California Attorney General Bill Lockyer and Insurance Commissioner John Garamendi filed a $110 million lawsuit in Los Angeles Superior Court on Feb. 10 against an organization they characterized as a “living trust mill” that allegedly tricked senior citizens into using their retirement investments to buy annuities.

San Diego-based Group Legal Services’ Senior Law Practices Group is named as one of the defendants who, according to the suit, conspired to run the annuity scheme.

In the scheme, victims allegedly made checks for annuities payable to Group Legal Services, which kept a portion of the fee, then forwarded a set fee to a lawyer in Woodland Hills and remitted the balance to Woodland Hills-based Family First Advanced Estate Planning, according to the suit brought by the Attorney General’s Office.
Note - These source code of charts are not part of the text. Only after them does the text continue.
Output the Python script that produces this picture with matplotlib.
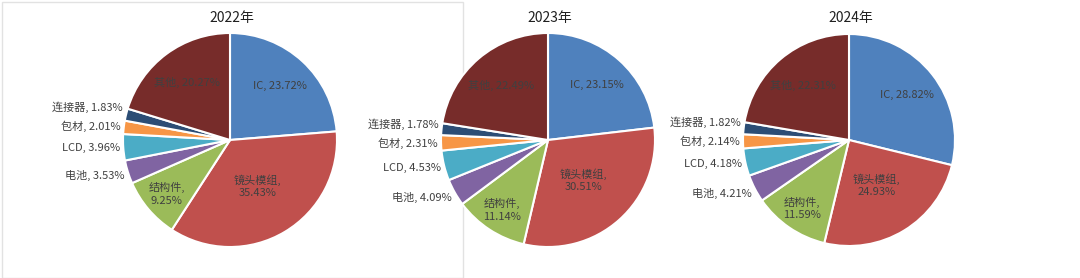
import matplotlib
matplotlib.use('Agg')
import matplotlib.pyplot as plt
import matplotlib.patches as patches
import numpy as np

plt.rcParams['font.family'] = ['Noto Sans CJK SC', 'DejaVu Sans']

# data
years = ['2022年', '2023年', '2024年']
categories = ['IC', '镜头模组', '结构件', '电池', 'LCD', '包材', '连接器', '其他']
share_2022 = [23.72, 35.43, 9.25, 3.53, 3.96, 2.01, 1.83, 20.27]
share_2023 = [23.15, 30.51, 11.14, 4.09, 4.53, 2.31, 1.78, 22.49]
share_2024 = [28.82, 24.93, 11.59, 4.21, 4.18, 2.14, 1.82, 22.31]
shares = [share_2022, share_2023, share_2024]

colors = ['#4F81BD', '#C0504D', '#9BBB59', '#8064A2', '#4BACC6',
          '#F79646', '#2C4D75', '#772C2A']

# layout (pixels, y from top)
centers = [(230, 140), (548, 140), (849, 140)]
radii = [107, 107, 106]
title_y = 18
inside = {'IC': 0.69, '镜头模组': 0.5, '结构件': 0.78, '其他': 0.67}
two_line = ['镜头模组', '结构件']
H = 278

fig = plt.figure(figsize=(10.8, 2.78), dpi=100)
ax = fig.add_axes([0, 0, 1, 1])

for k in range(3):
    vals = shares[k]
    cx, cy = centers[k]
    r = radii[k]
    ax.pie(vals, colors=colors, startangle=90, counterclock=False,
           center=(cx, H - cy), radius=r,
           wedgeprops=dict(edgecolor='white', linewidth=1.5, zorder=2))
    ax.text(cx + 2, H - title_y, years[k], ha='center', va='center',
            fontsize=10, color='#202020')

    cum = np.cumsum([0] + vals[:-1])
    outs = []
    for i, cat in enumerate(categories):
        mid = cum[i] + vals[i] / 2
        th = np.deg2rad(90 - mid / 100 * 360)
        if cat in inside:
            f = inside[cat]
            x = cx + f * r * np.cos(th)
            y = cy - f * r * np.sin(th)
            sep = ',\n' if cat in two_line else ', '
            ax.text(x, H - y, f'{cat}{sep}{vals[i]:.2f}%', ha='center',
                    va='center', fontsize=8, color='#404040', linespacing=1.3)
        else:
            x = cx + r * np.cos(th) - 3
            y = cy - r * np.sin(th) * 1.1
            outs.append([x, y, f'{cat}, {vals[i]:.2f}%'])
    # keep outside labels apart, bottom to top
    for j in range(1, len(outs)):
        if outs[j - 1][1] - outs[j][1] < 19:
            outs[j][1] = outs[j - 1][1] - 19
    for x, y, s in outs:
        ax.text(x, H - y, s, ha='right', va='center', fontsize=8,
                color='#404040')

# light frame around first chart, behind the pies
ax.add_patch(patches.Rectangle((1.5, 0), 461, H - 2, fill=False,
                               edgecolor='#e2e2e2', linewidth=1, zorder=0))

ax.set_xlim(0, 1080)
ax.set_ylim(0, H)
ax.set_aspect('equal')
ax.axis('off')

fig.savefig('out.png', dpi=100)
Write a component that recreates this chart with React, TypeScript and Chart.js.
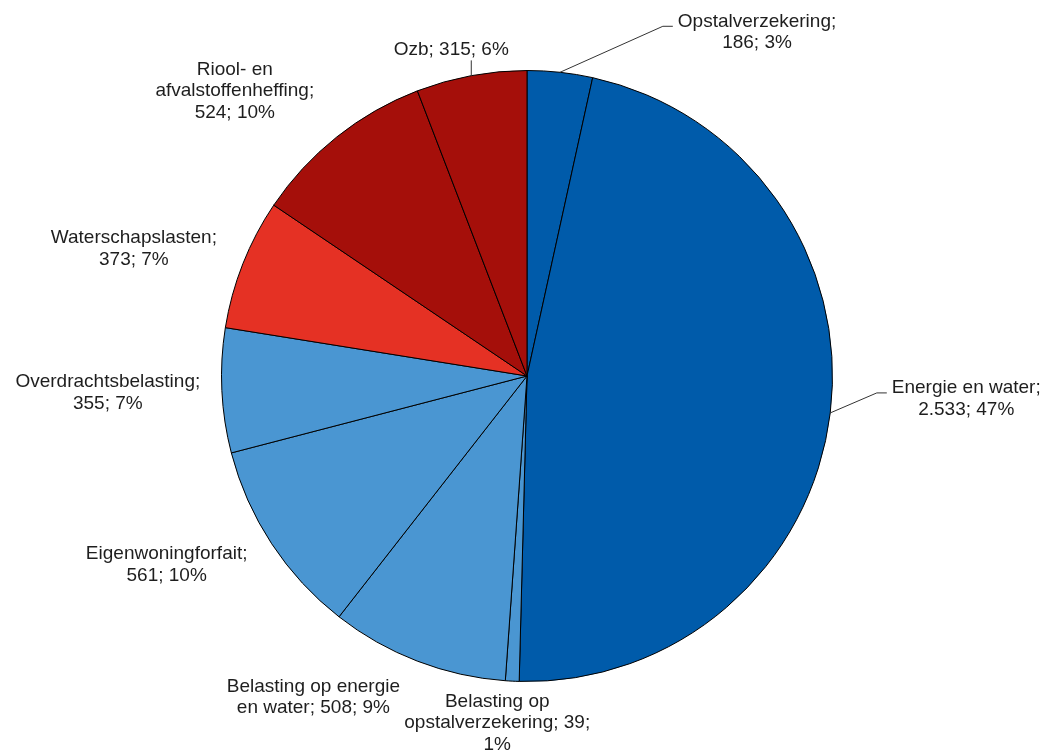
import React, { useEffect, useRef } from "react";
import { Chart, registerables } from "chart.js";

Chart.register(...registerables);

const categories = [
  "Opstalverzekering",
  "Energie en water",
  "Belasting op opstalverzekering",
  "Belasting op energie en water",
  "Eigenwoningforfait",
  "Overdrachtsbelasting",
  "Waterschapslasten",
  "Riool- en afvalstoffenheffing",
  "Ozb",
];

const values = [186, 2533, 39, 508, 561, 355, 373, 524, 315];

const DARK_BLUE = "#005BAA";
const LIGHT_BLUE = "#4A96D2";
const RED = "#E53124";
const DARK_RED = "#A50F0A";

const colors = [
  DARK_BLUE,
  DARK_BLUE,
  LIGHT_BLUE,
  LIGHT_BLUE,
  LIGHT_BLUE,
  LIGHT_BLUE,
  RED,
  DARK_RED,
  DARK_RED,
];

// label placement style: offset of label block centre from the slice's outer mid-point,
// wrap width and leader type
const labelOffsets = [
  [197, -40],
  [136, -14],
  [-15, 42],
  [-104, 36],
  [-105, 21],
  [-114, 2],
  [-109, -15],
  [-102, -46],
  [-20, -26],
];
const labelWrap = [175, 175, 200, 185, 180, 200, 185, 170, 220];
const labelLeader = ["elbow", "elbow", "none", "none", "none", "none", "none", "none", "vertical"];

const FONT = "19px 'Liberation Sans', Arial, sans-serif";
const LINE_H = 21.5;
const TEXT_COLOR = "#1e1e1e";

function fmtNL(n: number): string {
  return String(n).replace(/\B(?=(\d{3})+(?!\d))/g, ".");
}

function wrap(ctx: CanvasRenderingContext2D, text: string, maxW: number): string[] {
  const words = text.split(" ");
  const lines: string[] = [];
  let cur = "";
  for (const w of words) {
    const test = cur ? cur + " " + w : w;
    if (cur && ctx.measureText(test).width > maxW) {
      lines.push(cur);
      cur = w;
    } else {
      cur = test;
    }
  }
  if (cur) lines.push(cur);
  return lines;
}

const labelPlugin = {
  id: "pieLabels",
  afterDatasetsDraw(chart: any) {
    const ctx: CanvasRenderingContext2D = chart.ctx;
    const meta = chart.getDatasetMeta(0);
    const data: number[] = chart.data.datasets[0].data;
    const total = data.reduce((a, b) => a + b, 0);
    ctx.save();
    ctx.font = FONT;
    ctx.fillStyle = TEXT_COLOR;
    ctx.textAlign = "center";
    ctx.textBaseline = "middle";
    meta.data.forEach((arc: any, i: number) => {
      const p = arc.getProps(["x", "y", "startAngle", "endAngle", "outerRadius"], true);
      const mid = (p.startAngle + p.endAngle) / 2;
      const ax = p.x + Math.cos(mid) * p.outerRadius;
      const ay = p.y + Math.sin(mid) * p.outerRadius;
      const cx = ax + labelOffsets[i][0];
      const cy = ay + labelOffsets[i][1];
      const pct = Math.round((data[i] / total) * 100);
      const text = `${chart.data.labels[i]}; ${fmtNL(data[i])}; ${pct}%`;
      const lines = wrap(ctx, text, labelWrap[i]);
      const h = lines.length * LINE_H;
      let maxW = 0;
      lines.forEach((l) => (maxW = Math.max(maxW, ctx.measureText(l).width)));
      lines.forEach((l, k) => {
        ctx.fillText(l, cx, cy - h / 2 + LINE_H * (k + 0.5));
      });
      ctx.strokeStyle = "#333";
      ctx.lineWidth = 1;
      if (labelLeader[i] === "elbow") {
        const left = cx - maxW / 2;
        const ly = cy - 6;
        ctx.beginPath();
        ctx.moveTo(ax, ay);
        ctx.lineTo(left - 15, ly);
        ctx.lineTo(left - 5, ly);
        ctx.stroke();
      } else if (labelLeader[i] === "vertical") {
        ctx.beginPath();
        ctx.moveTo(ax, ay);
        ctx.lineTo(ax, cy + h / 2);
        ctx.stroke();
      }
    });
    ctx.restore();
  },
};

export default function App() {
  const ref = useRef<HTMLCanvasElement | null>(null);
  useEffect(() => {
    if (!ref.current) return;
    const chart = new Chart(ref.current, {
      type: "pie",
      data: {
        labels: categories,
        datasets: [
          {
            data: values,
            backgroundColor: colors,
            borderColor: "#000000",
            borderWidth: 1,
          },
        ],
      },
      options: {
        responsive: false,
        animation: false,
        layout: { padding: { left: 221, right: 213, top: 70, bottom: 72 } },
        plugins: {
          legend: { display: false },
          tooltip: { enabled: false },
        },
      },
      plugins: [labelPlugin],
    });
    return () => chart.destroy();
  }, []);
  return (
    <div style={{ position: "absolute", left: 0, top: 0, width: 1046, height: 754, background: "#fff" }}>
      <canvas ref={ref} width={1046} height={754} style={{ display: "block" }} />
    </div>
  );
}
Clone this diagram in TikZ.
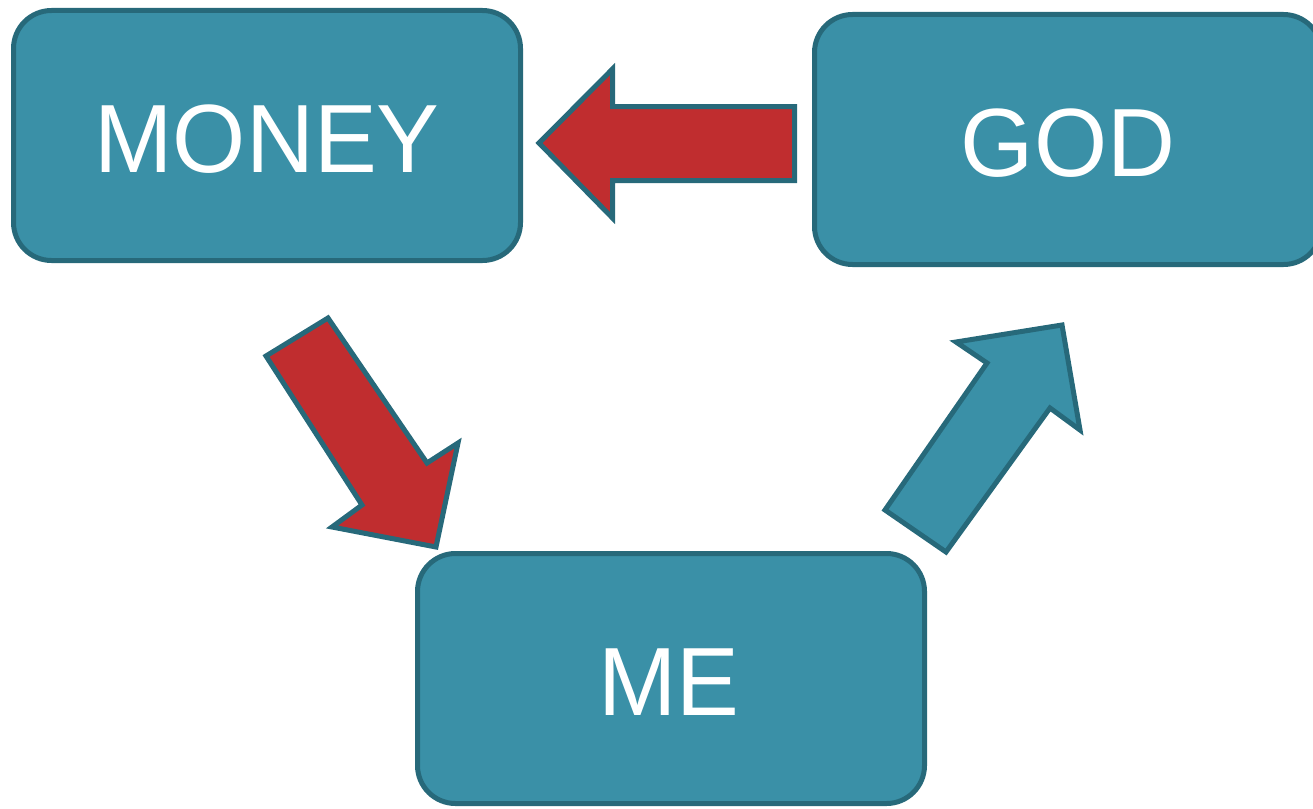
\documentclass[tikz,border=0pt]{standalone}
\usepackage{fontspec}
\setmainfont{Liberation Sans}
\definecolor{boxfill}{HTML}{3A90A7}
\definecolor{boxline}{HTML}{27697A}
\definecolor{arrowred}{HTML}{C02D2F}
\begin{document}
\begin{tikzpicture}[x=1pt,y=-1pt,
  blockbox/.style={draw=boxline, fill=boxfill, line width=5pt, rounded corners=38pt,
    minimum width=507pt, minimum height=250pt, inner sep=0pt},
  label/.style={text=white, font=\fontsize{97}{100}\selectfont, xscale=0.97,
    text height=69pt, text depth=0pt, inner sep=0pt},
  redarrow/.style={draw=boxline, fill=arrowred, line width=5pt, miter limit=10},
  tealarrow/.style={draw=boxline, fill=boxfill, line width=5pt, miter limit=10}]
\useasboundingbox (0,0) rectangle (1313,808);
\begin{scope}
\clip (0,0) rectangle (1313,808);
\node[blockbox] (money) at (267,135.5) {};
\node[blockbox] (god) at (1068,139.5) {};
\node[blockbox] (me) at (671,678.5) {};
\node[label] (moneyt) at (267,138) {MONEY};
\node[label] (godt) at (1068,142) {GOD};
\node[label] (met) at (669,681) {ME};
% red arrow GOD -> MONEY
\draw[redarrow] (539,143) -- (612.5,69) -- (612.5,106.5) -- (794.5,106.5) -- (794.5,180.5) -- (612.5,180.5) -- (612.5,218) -- cycle;
% red arrow MONEY -> ME
\draw[redarrow] (266,356) -- (328,318) -- (427,463) -- (458,443) -- (436,547) -- (332,527) -- (362,505) -- cycle;
% teal arrow ME -> GOD
\draw[tealarrow] (885,510) -- (946,552) -- (1050,408) -- (1080,430) -- (1062,325) -- (956,342) -- (987,363) -- cycle;
\end{scope}
\end{tikzpicture}
\end{document}
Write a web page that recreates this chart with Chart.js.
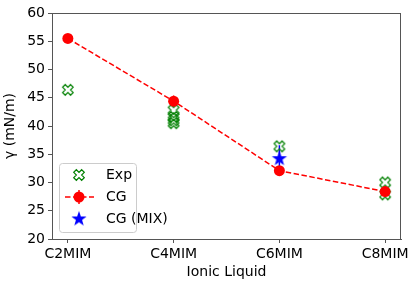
<!DOCTYPE html>
<html>
<head>
<meta charset="utf-8">
<script src="https://cdn.jsdelivr.net/npm/chart.js@4"></script>
<style>
  html, body { margin: 0; padding: 0; background: #fff; }
  #wrap { width: 417px; height: 287px; }
</style>
</head>
<body>
<div id="wrap"><canvas id="chart" width="417" height="287"></canvas></div>
<script>
// ── Data ──────────────────────────────────────────────────────────────
const liquids = ['C2MIM', 'C4MIM', 'C6MIM', 'C8MIM'];
const yTicks  = [20, 25, 30, 35, 40, 45, 50, 55, 60];

// experimental (several values per liquid)
const expX = [0, 1, 1, 1, 1, 2, 3, 3];
const expY = [46.4, 42.8, 41.6, 41.0, 40.5, 36.4, 30.0, 27.9];

// coarse grained
const cgY   = [55.5, 44.4, 32.1, 28.4];
const cgErr = [0.2, 1.0, 0.5, 1.0];

// coarse grained, mixture
const mixX   = [2];
const mixY   = [34.3];
const mixErr = [2.3];

const FONT = 'DejaVu Sans';

// ── Markers ───────────────────────────────────────────────────────────
function hollowX(color) {
    const c = document.createElement('canvas');
    c.width = c.height = 16;
    const g = c.getContext('2d');
    g.translate(8, 8);
    g.rotate(Math.PI / 4);
    const s = 5.6, w = s / 3;
    g.beginPath();
    g.moveTo(-w, -s); g.lineTo(w, -s); g.lineTo(w, -w); g.lineTo(s, -w);
    g.lineTo(s, w); g.lineTo(w, w); g.lineTo(w, s); g.lineTo(-w, s);
    g.lineTo(-w, w); g.lineTo(-s, w); g.lineTo(-s, -w); g.lineTo(-w, -w);
    g.closePath();
    g.strokeStyle = color;
    g.lineWidth = 1.2;
    g.stroke();
    return c;
}

function filledStar(color) {
    const c = document.createElement('canvas');
    c.width = c.height = 18;
    const g = c.getContext('2d');
    g.translate(9, 9.5);
    const ro = 8, ri = 3.2;
    g.beginPath();
    for (let i = 0; i < 10; i++) {
        const r = i % 2 ? ri : ro;
        const a = -Math.PI / 2 + i * Math.PI / 5;
        g.lineTo(r * Math.cos(a), r * Math.sin(a));
    }
    g.closePath();
    g.fillStyle = color;
    g.fill();
    return c;
}

const xMark    = hollowX('#008000');
const starMark = filledStar('#0000ff');

// ── Plugins ───────────────────────────────────────────────────────────
const errorBars = {
    id: 'errorBars',
    beforeDatasetsDraw(chart) {
        const { ctx, scales: { x, y } } = chart;
        ctx.save();
        ctx.lineWidth = 1.5;
        const draw = (xs, ys, es, color) => {
            ctx.strokeStyle = color;
            xs.forEach((xv, i) => {
                const px = x.getPixelForValue(xv);
                ctx.beginPath();
                ctx.moveTo(px, y.getPixelForValue(ys[i] - es[i]));
                ctx.lineTo(px, y.getPixelForValue(ys[i] + es[i]));
                ctx.stroke();
            });
        };
        draw(cgY.map((v, i) => i), cgY, cgErr, '#ff0000');
        draw(mixX, mixY, mixErr, '#0000ff');
        ctx.restore();
    }
};

const frame = {
    id: 'frame',
    afterDraw(chart) {
        const { ctx, chartArea: a } = chart;
        ctx.save();
        ctx.strokeStyle = '#555';
        ctx.lineWidth = 1;
        ctx.strokeRect(a.left + 0.5, a.top + 0.5, a.right - a.left - 1, a.bottom - a.top);
        ctx.restore();
    }
};

const boxLegend = {
    id: 'boxLegend',
    afterDraw(chart) {
        const ctx = chart.ctx;
        const bx = 59, by = 163, bw = 77, bh = 69;
        ctx.save();
        ctx.beginPath();
        ctx.roundRect(bx + 0.5, by + 0.5, bw, bh, 3);
        ctx.fillStyle = 'rgba(255,255,255,0.8)';
        ctx.fill();
        ctx.strokeStyle = '#cccccc';
        ctx.lineWidth = 1;
        ctx.stroke();

        const mx = 79;
        const rows = [175, 197, 219];
        // Exp
        ctx.drawImage(xMark, mx - 8, rows[0] - 8);
        // CG: dashed line + circle
        ctx.strokeStyle = '#ff0000';
        ctx.lineWidth = 1.5;
        ctx.setLineDash([5.5, 2.5]);
        ctx.beginPath();
        ctx.moveTo(65, rows[1]); ctx.lineTo(94, rows[1]);
        ctx.stroke();
        ctx.setLineDash([]);
        ctx.beginPath();
        ctx.moveTo(mx, rows[1] - 7); ctx.lineTo(mx, rows[1] + 7);
        ctx.stroke();
        ctx.beginPath();
        ctx.arc(mx, rows[1], 5.5, 0, Math.PI * 2);
        ctx.fillStyle = '#ff0000';
        ctx.fill();
        // CG (MIX)
        ctx.drawImage(starMark, mx - 9, rows[2] - 9.5);

        ctx.fillStyle = '#000';
        ctx.font = '14px "' + FONT + '"';
        ctx.textBaseline = 'middle';
        ctx.fillText('Exp', 106, rows[0]);
        ctx.fillText('CG', 106, rows[1]);
        ctx.fillText('CG (MIX)', 106, rows[2]);
        ctx.restore();
    }
};

// ── Chart ─────────────────────────────────────────────────────────────
new Chart(document.getElementById('chart'), {
    type: 'scatter',
    data: {
        datasets: [
            {
                label: 'Exp',
                data: expX.map((xv, i) => ({ x: xv, y: expY[i] })),
                pointStyle: xMark,
                showLine: false,
                order: 3,
            },
            {
                label: 'CG',
                data: cgY.map((v, i) => ({ x: i, y: v })),
                showLine: true,
                borderColor: '#ff0000',
                borderWidth: 1.5,
                borderDash: [5.5, 2.5],
                pointStyle: 'circle',
                pointRadius: 5.5,
                pointBackgroundColor: '#ff0000',
                pointBorderWidth: 0,
                order: 2,
            },
            {
                label: 'CG (MIX)',
                data: mixX.map((xv, i) => ({ x: xv, y: mixY[i] })),
                pointStyle: starMark,
                showLine: false,
                order: 1,
            }
        ]
    },
    options: {
        responsive: false,
        animation: false,
        events: [],
        layout: { padding: { top: 13, right: 16, left: 0, bottom: 0 } },
        plugins: { legend: { display: false }, tooltip: { enabled: false } },
        scales: {
            x: {
                type: 'linear',
                min: -0.15,
                max: 3.15,
                afterBuildTicks: s => { s.ticks = liquids.map((l, i) => ({ value: i })); },
                afterFit: s => { s.height = 48; },
                grid: { display: true, drawOnChartArea: false, drawTicks: true, tickLength: 4, color: '#555' },
                border: { display: true, color: '#555' },
                ticks: {
                    color: '#000',
                    padding: 3,
                    maxRotation: 0,
                    autoSkip: false,
                    font: { family: FONT, size: 14 },
                    callback: v => liquids[v]
                },
                title: {
                    display: true,
                    text: 'Ionic Liquid',
                    color: '#000',
                    font: { family: FONT, size: 14 },
                    padding: { top: 0, bottom: 6 }
                }
            },
            y: {
                min: 20,
                max: 60,
                afterBuildTicks: s => { s.ticks = yTicks.map(v => ({ value: v })); },
                afterFit: s => { s.width = 52; },
                grid: { display: true, drawOnChartArea: false, drawTicks: true, tickLength: 4, color: '#555' },
                border: { display: true, color: '#555' },
                ticks: {
                    color: '#000',
                    padding: 3,
                    font: { family: FONT, size: 14 }
                },
                title: {
                    display: true,
                    text: 'γ (mN/m)',
                    color: '#000',
                    font: { family: FONT, size: 14 },
                    padding: { top: 2, bottom: 0 }
                }
            }
        }
    },
    plugins: [errorBars, frame, boxLegend]
});
</script>
</body>
</html>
“The perpetrators of this fraud deceived seniors into using their hard-earned retirement nest eggs to buy unneeded annuities that actually undermined their financial security, said Lockyer in a press release.

“Living trust mills such as this one violate not only the law, but the trust of their elderly victims. My office will move aggressively to stop these scam operations which prey on vulnerable consumers,” Lockyer added.

The other defendants named in the lawsuit are: Family First Advanced Estate Planning and Family First Insurance Services of Woodland Hills; Nick A. Michaels, the president of Family First Advanced Estate Planning; John Owen, the president of Family First Insurance Services; American Investors Life Insurance of Kansas; and attorney Thomas R. Lee of Woodland Hills.

According to the complaint, the defendants employed 250 to 300 sales agents and deceptively sold tens of thousands of living trusts and related services, and annuities worth hundreds of millions of dollars.

The complaint seeks more than $40 million in civil penalties and a combined total of at least $70 million in consumer restitution and damages. Additionally, the complaint asks the court to permanently prohibit the defendants from engaging in the alleged unlawful business practices.